The banter delivered via the screenplay to O’Neill and Rivero is exceptionally well written, but neither actor can attack it with the ping-pong ferocity that was such a hallmark of Hawks’s great comedies and most certainly not to the level displayed by Bogie and Bacall in Hawks’s first teaming with Brackett in The Big Sleep. As the film proceeds, one can almost feel the frustration Hawks must have been fraught with as scene after scene involving these two drags the movie down to some considerable depths.
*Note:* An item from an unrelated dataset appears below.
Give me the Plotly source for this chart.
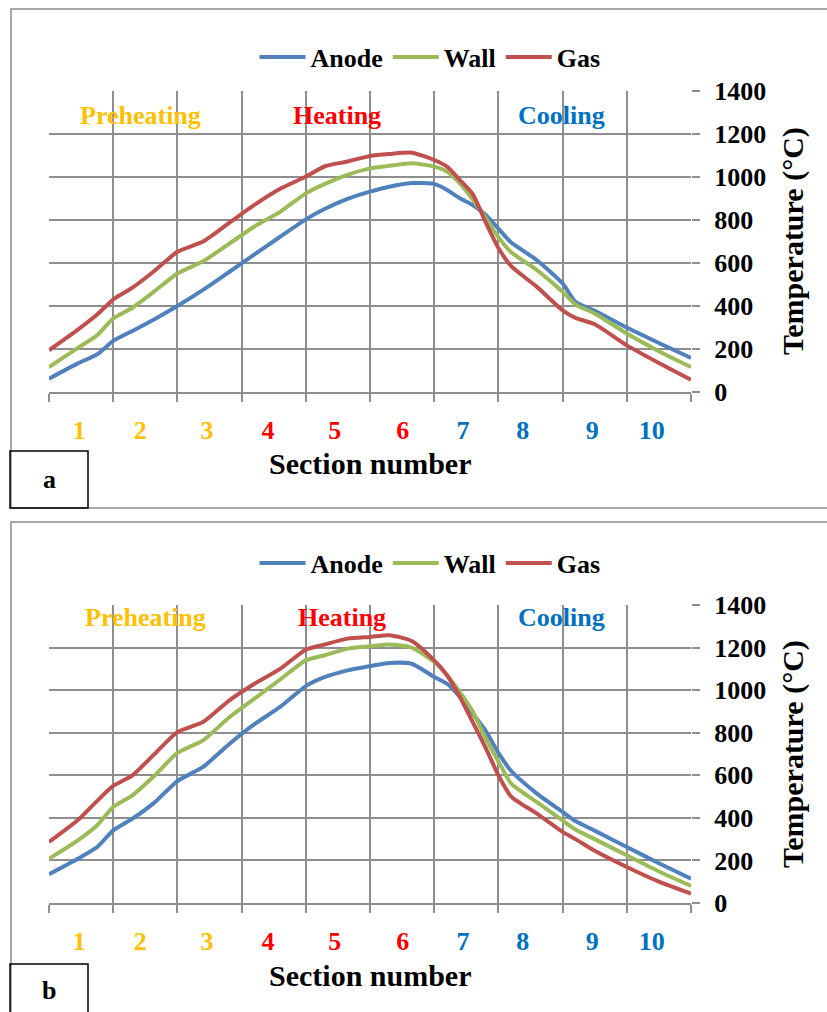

Much better in the supporting cast is future producer and studio head Sherry Lansing who proves to be a gorgeous and terrific actress. If only she’d had O’Neill’s role. There’s also able support from Robert Mitchum’s son Christopher, who is a lightweight compared to Dad but attractive and affable enough. He’d have been great in Rivero’s role. Thankfully, there are some wonderful old hands like Jack Elam (chewing the scenery like only he could) and a nice bit from Hank (Ole Mose) Worden.
If you’re a fan of Hawks, westerns, good writing (albeit butchered by some awful actors) and The Duke, Rio Lobo will prove to be worth seeing. How memorable it will be is another question, but I can assure you that my second helping after four decades was not without merit.
Rio Lobo is available on Blu-ray from Paramount Home Video. It has no extra features, but the movie looks just fine in high-definition, and thankfully some over-zealous flunky in the transfer suite hasn’t seen fit to remove the grain and given the film some quality colour balance. Should you buy it? I would. But that’s me.